I'm working on a cloud-computing-type situation where I would like to bring multiple servers online in response to a fluctuating workload. I'm using Cloud Servers at rackspace.com and have saved a machine image representing one functional server. I'd like to bring online new instances of this server when there is a lot of work to be done and take them offline when there's nothing to be done.

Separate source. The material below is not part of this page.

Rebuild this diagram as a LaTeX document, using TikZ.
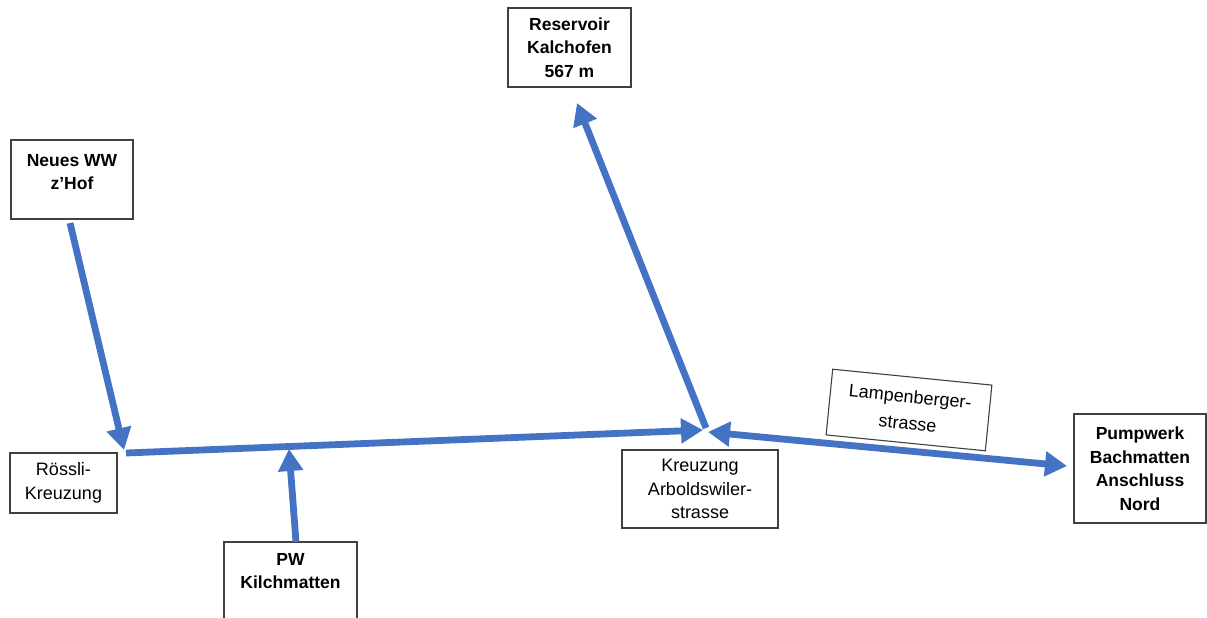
\documentclass[tikz,border=0pt]{standalone}
\usepackage{fontspec}
\setmainfont{Liberation Sans}
\usetikzlibrary{arrows.meta}
\definecolor{pipe}{RGB}{68,114,196}
\definecolor{frame}{RGB}{64,64,64}
\tikzset{
  box/.style={draw=frame, line width=1.1pt, fill=white, align=center, inner sep=0pt,
    font=\fontsize{18}{23.5}\selectfont},
  bbox/.style={box, font=\fontsize{17.5}{23.5}\selectfont\bfseries},
  pipeline/.style={draw=pipe, line width=6.8pt, -{Triangle[length=22pt,width=24pt]}},
  pipeboth/.style={draw=pipe, line width=6.8pt, {Triangle[length=22pt,width=24pt]}-{Triangle[length=22pt,width=24pt]}}
}
\begin{document}
\begin{tikzpicture}[x=1pt,y=-1pt]
\useasboundingbox (0,0) rectangle (1207,618);
\clip (0,0) rectangle (1207,618);
\fill[white] (0,0) rectangle (1207,618);

% boxes
\node[bbox, minimum width=122pt, minimum height=79pt] (nw) at (72,179.5) {Neues WW\\z'Hof\\[-8pt]~};
\node[bbox, minimum width=123pt, minimum height=79pt] (res) at (569.5,47.5) {Reservoir\\Kalchofen\\567 m};
\node[box, minimum width=107pt, minimum height=60pt] (rk) at (63.5,483) {Rössli-\\Kreuzung};
\node[bbox, minimum width=133pt, minimum height=105pt] (pw) at (290.5,594.5) {PW\\Kilchmatten\\~\\~};
\node[box, minimum width=156pt, minimum height=78pt] (kz) at (700,489) {Kreuzung\\Arboldswiler-\\strasse};
\node[bbox, minimum width=132pt, minimum height=109pt] (pu) at (1140,468.5) {Pumpwerk\\Bachmatten\\Anschluss\\Nord};
\node[box, minimum width=160pt, minimum height=66pt, rotate=-5.7,
      font=\fontsize{18}{27}\selectfont] (lb) at (909,410) {Lampenberger-\\strasse};

% junction points
\coordinate (nwout) at (70,223);
\coordinate (rktip) at (124,450);
\coordinate (rkstart) at (126,453);
\coordinate (jin) at (703,430);
\coordinate (jout) at (706,428);
\coordinate (restip) at (577,103);
\coordinate (pwout) at (296,542);
\coordinate (pwtip) at (289,449);
\coordinate (jright) at (708,432);
\coordinate (putip) at (1067,466);

% connectors
\draw[pipeline] (nwout) -- (rktip);
\draw[pipeline] (rkstart) -- (jin);
\draw[pipeline] (pwout) -- (pwtip);
\draw[pipeline] (jout) -- (restip);
\draw[pipeboth] (jright) -- (putip);
\end{tikzpicture}
\end{document}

I also want to have each server periodically check in with a central server to say "I'm still running". As each of these Cloud Servers will spawn with some PHP code that contains a username/password that permits access to the central server, this checkin can easily be accomplished by the Cloud Server inserting or updating a record in the centralized db with a timestamp that gets stored in a particular table (call it "helper_checkin" for now). I will then have a cron job on the central server that checks these timestamps
The problem I have is that if there are multiple servers checking in, I need a way to distinguish them from each other in such a way that the cron job running on the central server can grab all the records in the helper_checkin table and check the timestamp of each. If any particular timestamp is more than 15 minutes old, it's probably safe to say that the machine is no longer running and I would like to send a notification via email to tell me the Cloud Server has crashed. Obviously, this notification should clearly indicate to a sysadmin which machine has halted so that s/he can login and see what the problem is.
I'm leaning toward the hostname of each server as returned by [man]gethostname[/man] function. The problem with this is that these hostnames are not FQDN hostnames, but rather alphanumeric strings with some hyphens maybe. I'm not even sure they will be unique. I want to avoid having to put some unique string in the PHP code or file system of each server that gets spawned because this just seems like an extra step. The ideal situation would be that I could have some PHP function which returns the public-facing IP address of each Cloud Server (e.g., 50.57..) and not the IP address of the Cloud Server on the internal network (e.g., 10.181..). That would make it extremely easy to just login to the server in question and seek out the source of the problem. I've been looking around but none of these functions seem quite right.
Any thoughts would be much appreciated.